Leaving out the pictures, retype all the material exactly.
•••
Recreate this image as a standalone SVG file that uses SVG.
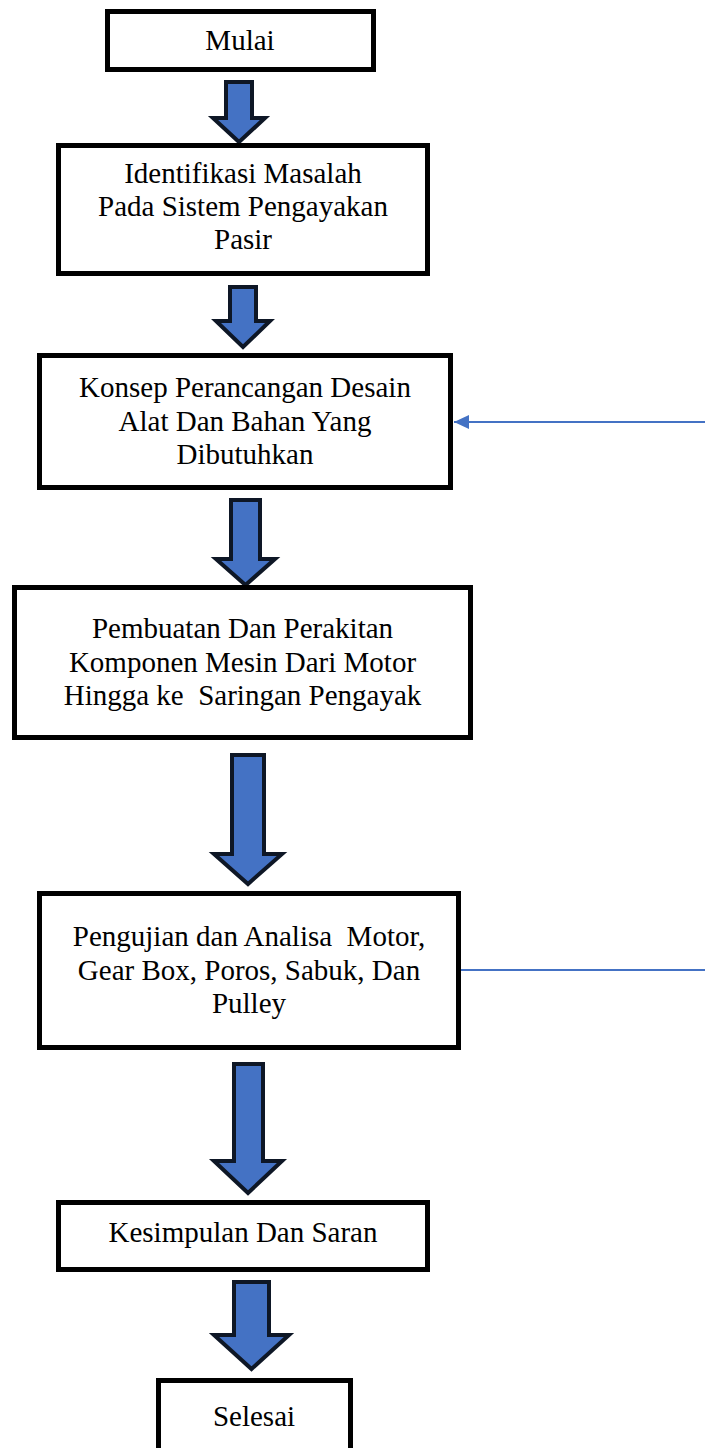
<svg xmlns="http://www.w3.org/2000/svg" width="705" height="1448" viewBox="0 0 705 1448">
<style>
.box{fill:#fff;stroke:#000;stroke-width:5}
.t{font-family:'Liberation Serif',Tinos,'Times New Roman',Times,'DejaVu Serif','Noto Serif',serif;font-size:29px;fill:#000;text-anchor:middle}
.arr{fill:#4472C4;stroke:#0E1726;stroke-width:4;stroke-linejoin:miter}
.link{stroke:#4472C4;stroke-width:2;fill:none}
</style>
<defs>
<marker id="ah" markerWidth="16" markerHeight="14" refX="15" refY="7" orient="auto" markerUnits="userSpaceOnUse">
<path d="M0,0 L15,7 L0,14 Z" fill="#4472C4"/>
</marker>
</defs>
<rect width="705" height="1448" fill="#fff"/>
<g id="connectors">
<path class="arr" d="M226,82 H252 V118 H265 L239,142 L213,118 H226 Z"/>
<path class="arr" d="M230,287 H256 V321 H270 L243,347 L216,321 H230 Z"/>
<path class="arr" d="M231,500 H260 V559 H275 L245.5,585 L216,559 H231 Z"/>
<path class="arr" d="M232,755 H264 V854 H282 L248,884 L214,854 H232 Z"/>
<path class="arr" d="M234,1064 H263 V1161 H282 L248,1193 L214,1161 H234 Z"/>
<path class="arr" d="M234,1282 H269 V1335 H289 L251.5,1369 L214,1335 H234 Z"/>
<line class="link" x1="705" y1="422" x2="454" y2="422" marker-end="url(#ah)"/>
<line class="link" x1="461" y1="970" x2="705" y2="970"/>
</g>
<g id="n1">
<rect class="box" x="107.5" y="11.5" width="266" height="58"/>
<text class="t" font-family="Liberation Serif, serif" x="240" y="50">Mulai</text>
</g>
<g id="n2">
<rect class="box" x="58.5" y="145.5" width="369" height="128"/>
<text class="t" x="243" y="183">Identifikasi Masalah</text>
<text class="t" x="243" y="216">Pada Sistem Pengayakan</text>
<text class="t" x="243" y="249">Pasir</text>
</g>
<g id="n3">
<rect class="box" x="39.5" y="355.5" width="411" height="132"/>
<text class="t" x="245" y="397">Konsep Perancangan Desain</text>
<text class="t" x="245" y="431">Alat Dan Bahan Yang</text>
<text class="t" x="245" y="464">Dibutuhkan</text>
</g>
<g id="n4">
<rect class="box" x="14.5" y="587.5" width="456" height="150"/>
<text class="t" x="242.5" y="638">Pembuatan Dan Perakitan</text>
<text class="t" x="242.5" y="672">Komponen Mesin Dari Motor</text>
<text class="t" x="242.5" y="705" xml:space="preserve">Hingga ke  Saringan Pengayak</text>
</g>
<g id="n5">
<rect class="box" x="39.5" y="893.5" width="419" height="154"/>
<text class="t" x="249" y="946" xml:space="preserve">Pengujian dan Analisa  Motor,</text>
<text class="t" x="249" y="980">Gear Box, Poros, Sabuk, Dan</text>
<text class="t" x="249" y="1013">Pulley</text>
</g>
<g id="n6">
<rect class="box" x="58.5" y="1202.5" width="369" height="67"/>
<text class="t" x="243" y="1242">Kesimpulan Dan Saran</text>
</g>
<g id="n7">
<rect class="box" x="158.5" y="1380.5" width="192" height="75"/>
<text class="t" x="254" y="1426">Selesai</text>
</g>
</svg>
•••
▸ THE REPLY
Recreate this image as a standalone SVG file that uses SVG.
<svg xmlns="http://www.w3.org/2000/svg" width="705" height="1448" viewBox="0 0 705 1448">
<style>
.box{fill:#fff;stroke:#000;stroke-width:5}
.t{font-family:'Liberation Serif',Tinos,'Times New Roman',Times,'DejaVu Serif','Noto Serif',serif;font-size:29px;fill:#000;text-anchor:middle}
.arr{fill:#4472C4;stroke:#0E1726;stroke-width:4;stroke-linejoin:miter}
.link{stroke:#4472C4;stroke-width:2;fill:none}
</style>
<defs>
<marker id="ah" markerWidth="16" markerHeight="14" refX="15" refY="7" orient="auto" markerUnits="userSpaceOnUse">
<path d="M0,0 L15,7 L0,14 Z" fill="#4472C4"/>
</marker>
</defs>
<rect width="705" height="1448" fill="#fff"/>
<g id="connectors">
<path class="arr" d="M226,82 H252 V118 H265 L239,142 L213,118 H226 Z"/>
<path class="arr" d="M230,287 H256 V321 H270 L243,347 L216,321 H230 Z"/>
<path class="arr" d="M231,500 H260 V559 H275 L245.5,585 L216,559 H231 Z"/>
<path class="arr" d="M232,755 H264 V854 H282 L248,884 L214,854 H232 Z"/>
<path class="arr" d="M234,1064 H263 V1161 H282 L248,1193 L214,1161 H234 Z"/>
<path class="arr" d="M234,1282 H269 V1335 H289 L251.5,1369 L214,1335 H234 Z"/>
<line class="link" x1="705" y1="422" x2="454" y2="422" marker-end="url(#ah)"/>
<line class="link" x1="461" y1="970" x2="705" y2="970"/>
</g>
<g id="n1">
<rect class="box" x="107.5" y="11.5" width="266" height="58"/>
<text class="t" font-family="Liberation Serif, serif" x="240" y="50">Mulai</text>
</g>
<g id="n2">
<rect class="box" x="58.5" y="145.5" width="369" height="128"/>
<text class="t" x="243" y="183">Identifikasi Masalah</text>
<text class="t" x="243" y="216">Pada Sistem Pengayakan</text>
<text class="t" x="243" y="249">Pasir</text>
</g>
<g id="n3">
<rect class="box" x="39.5" y="355.5" width="411" height="132"/>
<text class="t" x="245" y="397">Konsep Perancangan Desain</text>
<text class="t" x="245" y="431">Alat Dan Bahan Yang</text>
<text class="t" x="245" y="464">Dibutuhkan</text>
</g>
<g id="n4">
<rect class="box" x="14.5" y="587.5" width="456" height="150"/>
<text class="t" x="242.5" y="638">Pembuatan Dan Perakitan</text>
<text class="t" x="242.5" y="672">Komponen Mesin Dari Motor</text>
<text class="t" x="242.5" y="705" xml:space="preserve">Hingga ke  Saringan Pengayak</text>
</g>
<g id="n5">
<rect class="box" x="39.5" y="893.5" width="419" height="154"/>
<text class="t" x="249" y="946" xml:space="preserve">Pengujian dan Analisa  Motor,</text>
<text class="t" x="249" y="980">Gear Box, Poros, Sabuk, Dan</text>
<text class="t" x="249" y="1013">Pulley</text>
</g>
<g id="n6">
<rect class="box" x="58.5" y="1202.5" width="369" height="67"/>
<text class="t" x="243" y="1242">Kesimpulan Dan Saran</text>
</g>
<g id="n7">
<rect class="box" x="158.5" y="1380.5" width="192" height="75"/>
<text class="t" x="254" y="1426">Selesai</text>
</g>
</svg>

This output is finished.